If you take something up, do it anyways. Nothing half-done ever does your soul any good. It will keep bothering you. Although years may pass, but that half read book, the unfinished project or that unimplemented idea will be at the back of your head. Nothing goes away ever. Finish it anyways whether you think you like it or not. With every boring yet necessary task you finish, you are cementing your character, making it stronger. She never said any of this personally to us but I understand these lessons from her actions.

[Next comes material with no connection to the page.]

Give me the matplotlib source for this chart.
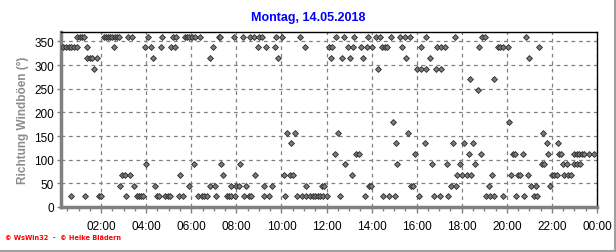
import matplotlib
matplotlib.use("Agg")
import matplotlib.pyplot as plt
from matplotlib.lines import Line2D
from matplotlib.ticker import MultipleLocator, FuncFormatter

# Richtung der Windböen, Zeit in Stunden, je Richtungsstufe
t_360 = [0.95, 1.05, 1.16, 1.26, 2.13, 2.22, 2.31, 2.40, 2.49, 2.62, 2.71, 2.80,
         3.21, 3.36, 4.10, 4.72, 5.19, 5.33, 5.70, 5.81, 5.91, 6.01, 6.18, 6.37,
         7.21, 7.29, 7.88, 8.28, 8.59, 8.77, 9.01, 9.12, 9.76, 10.03, 10.84,
         12.44, 12.77, 13.24, 13.85, 14.18, 14.37, 14.84, 15.26, 15.48, 15.70,
         16.41, 17.70, 18.92, 19.02, 20.86]
t_337 = [0.32, 0.44, 0.56, 0.68, 0.80, 0.92, 1.36, 2.55, 3.96, 4.21, 4.65, 5.11,
         5.28, 6.95, 8.95, 9.33, 9.70, 11.04, 12.10, 12.25, 12.96, 13.17, 13.51,
         13.81, 14.00, 14.48, 14.59, 14.70, 15.33, 16.21, 16.92, 17.07, 17.24,
         18.77, 19.61, 19.70, 19.81, 20.03, 21.44]
t_315 = [1.39, 1.50, 1.60, 1.81, 4.28, 6.84, 9.84, 12.21, 12.70, 13.04, 13.61,
         15.52, 16.59, 20.99]
t_292 = [1.70, 14.28, 16.00, 16.21, 16.40, 16.84, 17.07]
t_270 = [18.37, 19.44]
t_247 = [18.70]
t_180 = [14.96, 20.10]
t_157 = [10.25, 10.58, 12.50, 15.61, 21.61]
t_135 = [10.44, 15.10, 16.37, 17.61, 18.10, 18.50, 21.76, 22.28]
t_112 = [12.37, 13.29, 13.44, 15.92, 18.30, 18.86, 20.28, 20.34, 20.70, 21.84,
         22.32, 22.41, 22.99, 23.11, 23.21, 23.32, 23.44, 23.66, 23.88]
t_090 = [4.00, 6.10, 7.33, 8.18, 12.84, 15.14, 16.70, 17.36, 17.92, 18.58,
         21.54, 21.63, 22.48, 22.65, 22.99, 23.11, 23.26]
t_067 = [2.92, 3.04, 3.29, 5.51, 7.41, 8.84, 10.10, 10.37, 10.52, 13.11, 17.81,
         18.03, 18.25, 18.43, 19.33, 20.18, 20.50, 20.59, 20.95, 21.99, 22.10,
         22.22, 22.55, 22.70, 22.84]
t_045 = [2.84, 3.44, 4.37, 5.88, 6.81, 7.04, 7.78, 8.00, 8.13, 8.44, 9.21, 9.59,
         11.11, 11.81, 11.91, 13.88, 13.99, 15.73, 15.84, 17.51, 17.73, 19.19,
         21.07, 21.29, 21.92]
t_022 = [0.67, 1.30, 1.90, 2.01, 3.11, 3.59, 3.70, 3.79, 3.88, 4.48, 4.58, 4.84,
         4.96, 5.07, 5.44, 5.63, 6.30, 6.48, 6.58, 6.70, 7.11, 7.59, 7.68, 7.76,
         7.92, 8.32, 8.55, 8.65, 9.21, 9.44, 10.18, 10.70, 10.92, 11.11, 11.26,
         11.41, 11.51, 11.61, 11.73, 11.84, 12.03, 12.59, 13.70, 14.50, 14.77,
         15.04, 16.10, 16.77, 17.04, 17.41, 19.07, 19.24, 19.44, 19.81, 20.40,
         20.77, 21.21, 21.36]

levels = [360, 337.5, 315, 292.5, 270, 247.5, 180, 157.5, 135, 112.5, 90, 67.5, 45, 22.5]
times = [t_360, t_337, t_315, t_292, t_270, t_247, t_180, t_157, t_135, t_112,
         t_090, t_067, t_045, t_022]

fig = plt.figure(figsize=(6.16, 2.53), dpi=100)
ax = fig.add_axes([61 / 616, 1 - 208 / 253, 536 / 616, 175 / 253])

for lev, ts in zip(levels, times):
    ax.plot(ts, [lev] * len(ts), ls="none", marker="D", ms=3.0,
            mfc="#7a7a7a", mec="#2a2a2a", mew=0.6, zorder=3)

ax.set_xlim(0.22, 24.0)
ax.set_ylim(0, 370)
ax.xaxis.set_major_locator(MultipleLocator(2))
ax.xaxis.set_minor_locator(MultipleLocator(0.5))
ax.xaxis.set_major_formatter(FuncFormatter(lambda v, p: "%02d:00" % (int(round(v)) % 24)))
ax.yaxis.set_major_locator(MultipleLocator(50))

ax.grid(True, which="major", color="#808080", ls=(0, (3, 3)), lw=0.9)
ax.set_axisbelow(True)

for s in ["left", "bottom"]:
    ax.spines[s].set_color("#808080")
    ax.spines[s].set_linewidth(2.5)
for s in ["top", "right"]:
    ax.spines[s].set_color("black")
    ax.spines[s].set_linewidth(1.0)

ax.tick_params(axis="both", which="both", color="#808080", labelsize=8.5,
               labelcolor="black", width=1)
ax.tick_params(axis="x", which="major", length=4, pad=5)
ax.tick_params(axis="x", which="minor", length=3)
ax.tick_params(axis="y", which="major", length=3, pad=2)
for lab in ax.get_xticklabels() + ax.get_yticklabels():
    lab.set_family("Liberation Sans")

ax.set_ylabel("Richtung Windböen (°)", color="#8c8c8c", fontsize=8.5,
              fontweight="bold", family="Liberation Sans", labelpad=4)

fig.text(308 / 616, 1 - 18 / 253, "Montag, 14.05.2018", color="#0000ff",
         fontsize=9, fontweight="bold", family="Liberation Sans",
         ha="center", va="center")
fig.text(5 / 616, 1 - 238 / 253, "© WsWin32  -  © Heike Blädern", color="red",
         fontsize=4.8, fontweight="bold", family="DejaVu Sans", va="center")

# grauer Rahmen rechts und unten
fig.add_artist(Line2D([614.5 / 616, 614.5 / 616], [0, 1], color="#a0a0a0", lw=1.5))
fig.add_artist(Line2D([0, 1], [1.5 / 253, 1.5 / 253], color="#a0a0a0", lw=1.5))

fig.savefig("out.png", dpi=100)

When friends and family compliment me about being so disciplined about blogging and writing, I wondered what keeps me going. It is easy to slip out of discipline because nothing is ever mandatory in life. How did I end up being a self-starter? How did I develop this ability to screen out the crap that life throws at me and focus on the task at hand? Well, I have only one person to give that credit to and that is my mother. She made me sit through the boring stuff in life so that I could jump across the treacherous trap of the mundane to get to more interesting and glorious milestones of life. I hope and pray that I have the same patience with my daughter who has 1/10th of my attention span and a million new distractions every day. Parenting is very challenging and as I watch my daughter grow up into her own person with each passing day, I feel nervous about how I am going to instill into her these values that my parents helped me absorb. Thankfully, these days I have them ( my parents) visiting me and all these childhood life-lessons are coming back to me.